Every week after the EPL games are completed, I post a couple of graphics – the Expected Final Table and each teams’ Deviation from Expected Points. I realized I’ve never really explained how I do this and why they’re important, so I wanted to take a couple of minutes to post what they are.
At the beginning of the season, I calculated the probability for each outcome for each game.1 So each team has an expected probability of winning, expected probability of losing, and expected probability of a draw. I calculate the expected points through a simple formula:
3(Prwin) + 1(Prdraw) + 0(Prloss)
Fairly straightforward – three points for a win, so each team is expected to earn 3 * probability of a win. 1 point for a draw, so each team is expected to earn 1*probability of a draw, and 0 for a loss. Adding up this number for a single team across all 38 games gives me their expected points total for the season, and doing this across all 20 EPL teams gives me the final table.

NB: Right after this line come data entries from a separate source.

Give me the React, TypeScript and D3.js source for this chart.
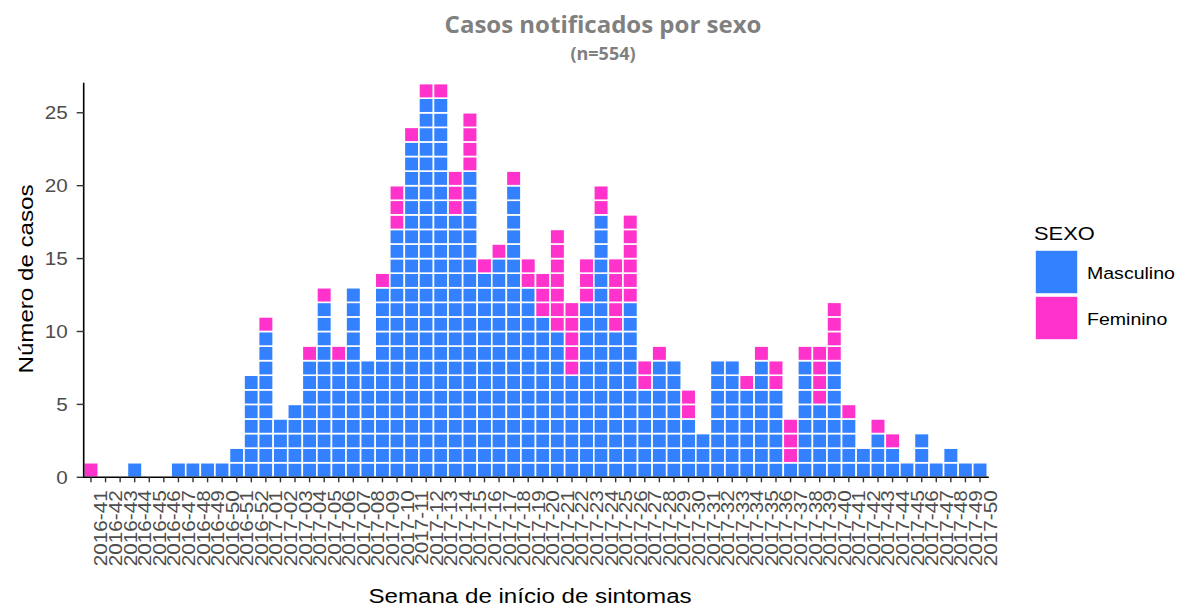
import React from 'react'
import * as d3 from 'd3'

// semana epidemiológica de início de sintomas
const weeks = [
  '2016-41', '2016-42', '2016-43', '2016-44', '2016-45', '2016-46', '2016-47', '2016-48',
  '2016-49', '2016-50', '2016-51', '2016-52', '2017-01', '2017-02', '2017-03', '2017-04',
  '2017-05', '2017-06', '2017-07', '2017-08', '2017-09', '2017-10', '2017-11', '2017-12',
  '2017-13', '2017-14', '2017-15', '2017-16', '2017-17', '2017-18', '2017-19', '2017-20',
  '2017-21', '2017-22', '2017-23', '2017-24', '2017-25', '2017-26', '2017-27', '2017-28',
  '2017-29', '2017-30', '2017-31', '2017-32', '2017-33', '2017-34', '2017-35', '2017-36',
  '2017-37', '2017-38', '2017-39', '2017-40', '2017-41', '2017-42', '2017-43', '2017-44',
  '2017-45', '2017-46', '2017-47', '2017-48', '2017-49', '2017-50',
]

const masculino = [
  0, 0, 0, 1, 0, 0, 1, 1, 1, 1, 2, 7, 10, 4, 5, 8,
  12, 8, 13, 8, 13, 17, 23, 26, 26, 18, 21, 14, 15, 20, 13, 11,
  10, 7, 12, 18, 10, 12, 6, 8, 8, 4, 3, 8, 8, 6,
  8, 6, 1, 8, 5, 8, 4, 2, 3, 2, 1, 3, 1, 2, 1, 1,
]

const feminino = [
  1, 0, 0, 0, 0, 0, 0, 0, 0, 0, 0, 0, 1, 0, 0, 1,
  1, 1, 0, 0, 1, 3, 1, 1, 1, 3, 4, 1, 1, 1, 2, 3,
  7, 5, 3, 2, 5, 6, 2, 1, 0, 2, 0, 0, 0, 1,
  1, 2, 3, 1, 4, 4, 1, 0, 1, 1, 0, 0, 0, 0, 0, 0,
]

const yTicks = [0, 5, 10, 15, 20, 25]
const sexos = ['Masculino', 'Feminino']
const colors = ['#3381ff', '#ff33cc']

const W = 1182
const H = 607
const STRETCH = 1.15
const FONT = '"Liberation Sans", Arial, sans-serif'

export default function App() {
  const x = d3.scaleBand<string>().domain(weeks).range([83.7, 987.3]).padding(0)
  const y = d3.scaleLinear().domain([0, 27]).range([477.3, 83.6])
  const color = d3.scaleOrdinal<string, string>().domain(sexos).range(colors)

  // one cell per case, stacked: masculino on the bottom
  const cells: { week: string; sexo: string; k: number }[] = []
  weeks.forEach((w, i) => {
    for (let k = 0; k < masculino[i]; k++) cells.push({ week: w, sexo: 'Masculino', k })
    for (let k = 0; k < feminino[i]; k++) cells.push({ week: w, sexo: 'Feminino', k: masculino[i] + k })
  })

  const x0 = x.range()[0]
  const x1 = x.range()[1]
  const yBase = y(0)

  return (
    <svg width={W} height={H} style={{ position: 'absolute', left: 0, top: 0, background: '#fff' }}>
      {/* title */}
      <text x={603} y={33} textAnchor="middle" fontFamily='"Open Sans", sans-serif'
        fontWeight={700} fontSize={24} fill="#808080">Casos notificados por sexo</text>
      <text x={603} y={60} textAnchor="middle" fontFamily='"Open Sans", sans-serif'
        fontWeight={700} fontSize={18} fill="#808080">(n=554)</text>

      {/* cells */}
      <g>
        {cells.map((c, i) => (
          <rect key={i}
            x={x(c.week)!}
            y={y(c.k + 1)}
            width={x.bandwidth()}
            height={y(c.k) - y(c.k + 1)}
            fill={color(c.sexo)}
            stroke="#fff"
            strokeWidth={1.6} />
        ))}
      </g>

      {/* y axis */}
      <line x1={x0} x2={x0} y1={y(27.05)} y2={yBase + 0.5} stroke="#000" strokeWidth={1.6} />
      {yTicks.map(t => (
        <g key={t}>
          <line x1={x0 - 7} x2={x0} y1={y(t)} y2={y(t)} stroke="#333" strokeWidth={1.4} />
          <g transform={`translate(${x0 - 16},${y(t) + 6.5}) scale(${STRETCH},1)`}>
            <text textAnchor="end" fontFamily={FONT} fontSize={18} fill="#4d4d4d">{t}</text>
          </g>
        </g>
      ))}

      {/* x axis */}
      <line x1={x0 - 0.5} x2={x1 + 1.5} y1={yBase} y2={yBase} stroke="#000" strokeWidth={1.6} />
      {weeks.map(w => {
        const cx = x(w)! + x.bandwidth() / 2
        return (
          <g key={w}>
            <line x1={cx} x2={cx} y1={yBase} y2={yBase + 5} stroke="#333" strokeWidth={1.4} />
            <g transform={`translate(${cx + 16.5},${yBase + 13}) rotate(-90) scale(${STRETCH},1)`}>
              <text textAnchor="end" fontFamily={FONT} fontSize={18} fill="#4d4d4d">{w}</text>
            </g>
          </g>
        )
      })}

      {/* axis titles */}
      <g transform={`translate(530,603) scale(${STRETCH},1)`}>
        <text textAnchor="middle" fontFamily={FONT} fontSize={21} fill="#000">Semana de início de sintomas</text>
      </g>
      <g transform={`translate(33,279) rotate(-90) scale(${STRETCH},1)`}>
        <text textAnchor="middle" fontFamily={FONT} fontSize={21} fill="#000">Número de casos</text>
      </g>

      {/* legend */}
      <g transform={`translate(1034,240) scale(${STRETCH},1)`}>
        <text fontFamily={FONT} fontSize={19} fill="#000">SEXO</text>
      </g>
      {sexos.map((s, i) => (
        <g key={s} transform={`translate(1035,${250 + i * 46})`}>
          <rect x={0} y={0} width={43} height={44} fill={color(s)} stroke="#fff" strokeWidth={1.6} />
          <g transform={`translate(52,${28.5}) scale(${STRETCH},1)`}>
            <text fontFamily={FONT} fontSize={17} fill="#000">{s}</text>
          </g>
        </g>
      ))}
    </svg>
  )
}
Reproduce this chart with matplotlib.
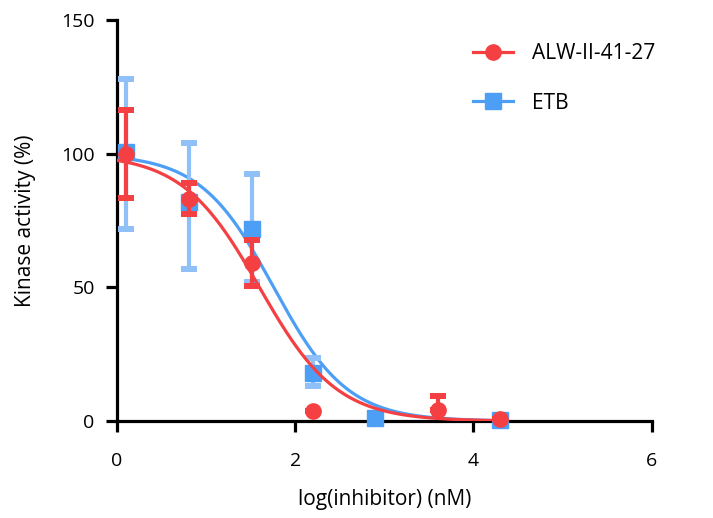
import numpy as np
import matplotlib
matplotlib.use("Agg")
import matplotlib.pyplot as plt

plt.rcParams['font.family'] = ['Open Sans', 'DejaVu Sans']

# measured points: log(inhibitor) vs kinase activity (%)
alw_x = [0.10, 0.81, 1.51, 2.20, 3.60, 4.30]
alw_y = [100.0, 83.0, 59.0, 3.7, 4.0, 0.8]
alw_lo = [83.4, 77.4, 50.5, 3.7, 4.0, 0.8]
alw_hi = [116.3, 89.1, 67.7, 3.7, 9.4, 0.8]

etb_x = [0.10, 0.81, 1.51, 2.20, 2.90, 4.30]
etb_y = [100.6, 82.0, 72.0, 18.0, 1.0, 0.5]
etb_lo = [72.0, 57.0, 52.0, 13.0, 1.0, 0.5]
etb_hi = [128.0, 104.0, 92.4, 23.6, 1.0, 0.5]

# fitted dose-response parameters (top, bottom, logIC50, hill slope)
alw_fit = (100.0, 0.0, 1.60, 1.0)
etb_fit = (100.0, 0.0, 1.76, 1.05)

red = '#f44042'
blue = '#4d9ff6'
blue_err = '#8fc0f8'


def curve(x, top, bottom, logic50, hill):
    return bottom + (top - bottom) / (1 + 10 ** (hill * (x - logic50)))


fig = plt.figure(figsize=(7.13, 5.18), dpi=100)
ax = fig.add_axes([0.164, 0.187, 0.750, 0.774])

xs = np.linspace(0, 4.3, 300)

# ETB first so ALW sits on top
ax.plot(xs, curve(xs, *etb_fit), color=blue, lw=2.3, zorder=2)
ey = np.array(etb_y)
ax.errorbar(etb_x, etb_y, yerr=[ey - np.array(etb_lo), np.array(etb_hi) - ey],
            fmt='none', ecolor=blue_err, elinewidth=3, capsize=5.5, capthick=4.3,
            zorder=3, clip_on=False)
ax.plot(etb_x, etb_y, 's', color=blue, ms=11, zorder=4, clip_on=False)

ax.plot(xs, curve(xs, *alw_fit), color=red, lw=2.3, zorder=5)
ay = np.array(alw_y)
ax.errorbar(alw_x, alw_y, yerr=[ay - np.array(alw_lo), np.array(alw_hi) - ay],
            fmt='none', ecolor=red, elinewidth=3, capsize=5.5, capthick=4.3,
            zorder=6, clip_on=False)
ax.plot(alw_x, alw_y, 'o', color=red, ms=11, zorder=7, clip_on=False)

# legend proxies
h1, = ax.plot([], [], '-o', color=red, lw=2.3, ms=11)
h2, = ax.plot([], [], '-s', color=blue, lw=2.3, ms=11)
ax.legend([h1, h2], ['ALW-II-41-27', 'ETB'], loc='upper left',
          bbox_to_anchor=(0.665, 0.942), borderaxespad=0, borderpad=0,
          frameon=False, fontsize=15, handlelength=1.95,
          labelspacing=1.35, handletextpad=0.9)

ax.set_xlim(0, 6)
ax.set_ylim(0, 150)
ax.set_xticks([0, 2, 4, 6])
ax.set_yticks([0, 50, 100, 150])
for s in ['top', 'right']:
    ax.spines[s].set_visible(False)
for s in ['left', 'bottom']:
    ax.spines[s].set_linewidth(2.3)
ax.tick_params(width=2.3, length=8, labelsize=14, pad=8)
ax.tick_params(axis='x', pad=14)
ax.set_xlabel('log(inhibitor) (nM)', fontsize=15, labelpad=14)
ax.set_ylabel('Kinase activity (%)', fontsize=15, labelpad=18)

fig.savefig('out.png', dpi=100)
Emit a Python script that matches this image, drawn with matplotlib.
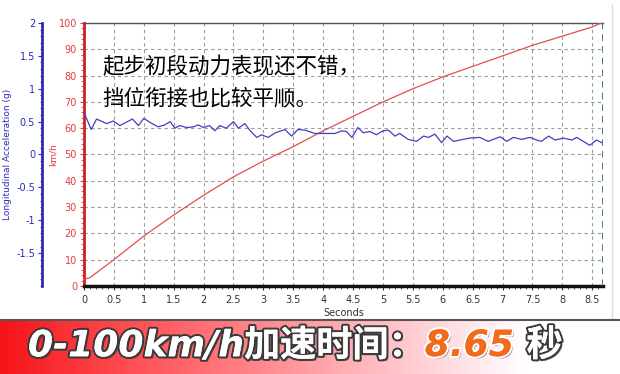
import numpy as np
import matplotlib.pyplot as plt
import matplotlib.patheffects as pe
from matplotlib.ticker import MultipleLocator

plt.rcParams['font.family'] = ['DejaVu Sans', 'Noto Sans CJK SC']

# speed trace (km/h)
speed_t = [0, 0.1, 0.5, 1.0, 1.5, 2.0, 2.5, 3.0, 3.5, 4.0, 4.5, 5.0, 5.5,
           6.0, 6.5, 7.0, 7.5, 8.0, 8.5, 8.65]
speed_v = [2.5, 3.2, 10, 19, 27, 34.5, 41.5, 47.5, 53, 59, 64.5, 70, 75,
           79.5, 83.5, 87.5, 91.5, 95, 98.5, 100]

# longitudinal acceleration (g)
acc_t = [0, 0.12, 0.21, 0.38, 0.49, 0.6, 0.81, 0.91, 1.0, 1.1, 1.24, 1.35,
         1.44, 1.52, 1.6, 1.72, 1.83, 1.91, 2.0, 2.1, 2.19, 2.27, 2.38, 2.5,
         2.58, 2.69, 2.78, 2.89, 2.97, 3.08, 3.2, 3.36, 3.47, 3.58, 3.7,
         3.86, 4.2, 4.31, 4.39, 4.48, 4.58, 4.67, 4.78, 4.89, 5.0, 5.09,
         5.2, 5.28, 5.42, 5.56, 5.68, 5.76, 5.87, 5.98, 6.07, 6.18, 6.29,
         6.45, 6.62, 6.76, 6.96, 7.07, 7.18, 7.32, 7.46, 7.57, 7.65, 7.77,
         7.88, 8.02, 8.16, 8.24, 8.35, 8.46, 8.57, 8.66]
acc_g = [0.64, 0.38, 0.54, 0.47, 0.51, 0.44, 0.54, 0.44, 0.55, 0.49, 0.42,
         0.45, 0.50, 0.40, 0.44, 0.41, 0.42, 0.45, 0.41, 0.44, 0.36, 0.44,
         0.40, 0.50, 0.40, 0.47, 0.36, 0.26, 0.30, 0.26, 0.33, 0.38, 0.28,
         0.38, 0.37, 0.32, 0.32, 0.36, 0.35, 0.26, 0.41, 0.33, 0.35, 0.30,
         0.36, 0.37, 0.28, 0.32, 0.23, 0.20, 0.28, 0.26, 0.31, 0.18, 0.28,
         0.20, 0.22, 0.25, 0.26, 0.20, 0.27, 0.20, 0.26, 0.23, 0.26, 0.22,
         0.20, 0.28, 0.22, 0.25, 0.22, 0.26, 0.20, 0.14, 0.22, 0.18]

x_ticks = np.arange(0, 8.51, 0.5)
acc_ticks = [-1.5, -1, -0.5, 0, 0.5, 1, 1.5, 2]

RED = '#e03c3c'
BLUE = '#2b2bb8'
W, H = 620, 374

fig = plt.figure(figsize=(W / 100, H / 100), dpi=100)
fig.patch.set_facecolor('white')

left, right, top, bottom = 84, 603, 23, 286
ax = fig.add_axes([left / W, 1 - bottom / H, (right - left) / W, (bottom - top) / H])
ax.set_xlim(0, 8.68)
ax.set_ylim(0, 100)
ax.plot(speed_t, speed_v, color='#e05050', lw=0.9, zorder=3)
ax.axvline(8.68, color='#1a6a6a', lw=1.2, ls=(0, (4, 3)), zorder=4)

ax.set_xticks(x_ticks)
ax.set_xticklabels([f"{v:g}" for v in x_ticks])
ax.xaxis.set_minor_locator(MultipleLocator(0.1))
ax.yaxis.set_major_locator(MultipleLocator(10))
ax.yaxis.set_minor_locator(MultipleLocator(2))
ax.grid(True, which='major', color='#9a9a9a', lw=0.8, ls=(0, (3, 3)))
ax.tick_params(axis='x', labelsize=7, colors='#333333', length=3, width=0.8)
ax.tick_params(axis='x', which='minor', length=2, color='#333333')
ax.tick_params(axis='y', labelsize=7, colors=RED, length=3, width=0.8, pad=2)
ax.tick_params(axis='y', which='minor', length=2, color=RED)
ax.spines['left'].set_color('#d02020')
ax.spines['left'].set_linewidth(2)
ax.spines['bottom'].set_color('#111111')
ax.spines['bottom'].set_linewidth(2.5)
ax.spines['top'].set_color('#555555')
ax.spines['top'].set_linewidth(1)
ax.spines['right'].set_visible(False)
ax.set_xlabel('Seconds', fontsize=7, color='#333333', labelpad=2)
ax.set_ylabel('km/h', fontsize=6.5, color=RED, labelpad=1)

ax2 = ax.twinx()
ax2.set_ylim(-2, 2)
ax2.plot(acc_t, acc_g, color='#4040c0', lw=0.9, zorder=3)
ax2.spines['left'].set_position(('axes', -(left - 42) / (right - left)))
ax2.spines['left'].set_color(BLUE)
ax2.spines['left'].set_linewidth(2)
ax2.spines['right'].set_visible(False)
ax2.spines['top'].set_visible(False)
ax2.spines['bottom'].set_visible(False)
ax2.yaxis.set_ticks_position('left')
ax2.yaxis.set_label_position('left')
ax2.set_yticks(acc_ticks)
ax2.set_yticklabels([f"{v:g}" for v in acc_ticks])
ax2.yaxis.set_minor_locator(MultipleLocator(0.1))
ax2.tick_params(axis='y', labelsize=7, colors=BLUE, length=3, width=0.8, pad=2)
ax2.tick_params(axis='y', which='minor', length=1.5, color=BLUE)
ax2.set_ylabel('Longitudinal Acceleration (g)', fontsize=6.5, color=BLUE, labelpad=3)

# annotation
fig.text(102 / W, 1 - 67 / H, '起步初段动力表现还不错，', fontsize=15.5,
         family=['Noto Sans CJK SC'], color='black', va='center', ha='left')
fig.text(102 / W, 1 - 98 / H, '挡位衔接也比较平顺。', fontsize=15.5,
         family=['Noto Sans CJK SC'], color='black', va='center', ha='left')

# faint right border of the picture
fig.add_artist(plt.Line2D([612 / W] * 2, [1 - 318 / H, 1 - 5 / H], color='#dddddd', lw=1))

# bottom banner with gradient
band_top = 321
fig.add_artist(plt.Line2D([0, 1], [1 - (band_top - 1) / H] * 2, color='#555555', lw=1.5))
bax = fig.add_axes([0, 0, 1, (H - band_top) / H])
grad = np.linspace(0, 1, 256)
r = np.clip(0.96 + grad * 0.2, 0, 1)
g = np.clip(0.08 + grad * 1.08, 0, 1)
b = np.clip(0.1 + grad * 1.08, 0, 1)
img = np.dstack([r, g, b])
bax.imshow(img, aspect='auto', extent=[0, 1, 0, 1])
bax.set_xlim(0, 1)
bax.set_ylim(0, 1)
bax.set_axis_off()

fig.canvas.draw()
renderer = fig.canvas.get_renderer()
base_y = 1 - 346 / H
fx = 28 / W
parts = [('0-100km/h加速时间：', 'white', '#3a3a3a'),
         ('8.65 ', '#f26b1d', 'white'),
         ('秒', 'white', '#3a3a3a')]
for txt, col, edge in parts:
    t = fig.text(fx, base_y, txt, fontsize=26, fontweight='heavy', style='italic',
                 family=['DejaVu Sans', 'Noto Sans CJK SC'], color=col,
                 va='center', ha='left')
    t.set_path_effects([pe.SimplePatchShadow(offset=(1.5, -1.5), shadow_rgbFace='#333333', alpha=0.6),
                        pe.withStroke(linewidth=3, foreground=edge),
                        pe.Normal()])
    bb = t.get_window_extent(renderer=renderer)
    fx = bb.x1 / fig.bbox.width

fig.savefig('out.png', dpi=100)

The next step in the process is, after each game completes, to replace the expected point total for that game with the actual point total. Then I recalculate the expected points by adding the actual points earned for the games completed and the expected points for the remaining games, re-doing the final table with those values. Here is the most recent table:
I like this measure for one major reason – it controls for both strength of schedule so far and remaining strength of schedule. Before each team has played all the other teams, there can be huge discrepancies in how many points they’re expected to have earned, but the regular table doesn’t show that, it only shows how many points they’ve earned. As we get further into the season, this can become more important, especially in the title and relegation fights because we’ll know exactly how each team is expected to do in their remaining games without having to do weird mental gymnastics like “Well Norwich City has games against Chelsea and Spurs left, while Bournemouth is 2 points behind but has West Brom and Sunderland.” This does the all that mental math for us “behind the scenes” so we don’t have to guesstimate whether Bournemouth will catch up to Norwich in this hypothetical situation.
It also lets us avoid “streak story-telling” where we overextrapolate from a few early results. Right now one of the big stories is that Chelsea is struggling – they’re currently in 13th place and everyone is worrying that the sky is falling. We all know they’re not going to finish there, but we don’t know what this early-season slump has done to their chances just by looking at the table. This measure lets us see exactly what we’d expect to happen by the end of the season and what would have to happen for them to catch up.
The next is the deviation from expectation. As an example, week 1 Arsenal was expected to earn 82 points2. They were big favorites week 1 home against West Ham, expected to earn 2.63 points. They lost, meaning they earned 0 points. So their expected points at the end of the season went from 82 to 79.373 with a deviation of -2.63 points.
This measure does a couple of things: first, it lets me diagnose how well the model is doing so far4. Second, it lets us see whether teams are exceeding, meeting, or falling below expectations. We expected Chelsea to perform at a much higher level than they have so far, and this model can quantify exactly how poor they’ve been compared to expectations. Similarly, we know Leicester City has been exceeding expectations, but this lets us quantify that. And despite a relatively slow start from Everton, they’re actually performing almost even with what we’d expect. Finally, we can see that Manchester City’s strong start has them performing significantly above expectations, and we can likely expect a little slump at some point as they regress to the mean.
Here is this week’s chart for an example:
Hopefully this explained the method a little more clearly for anyone who is interested – check my twitter (@Soccermetric) or this webpage for weekly updates as the season progresses.
- The method is available at http://soccer.chadmurphy.org/methods/predicting-late-season-outcomes-the-method/ ↩
- I don’t remember exactly how many points it was, but this is close enough for demonstration purposes. ↩
- 82-2.63=79.37 ↩
- Right now the expected value correlates at 0.48, which isn’t bad this early in the season but I’d like to see higher. I’ll write a blog post about proper hypothesis testing later because I think that’s important for the analytics community ↩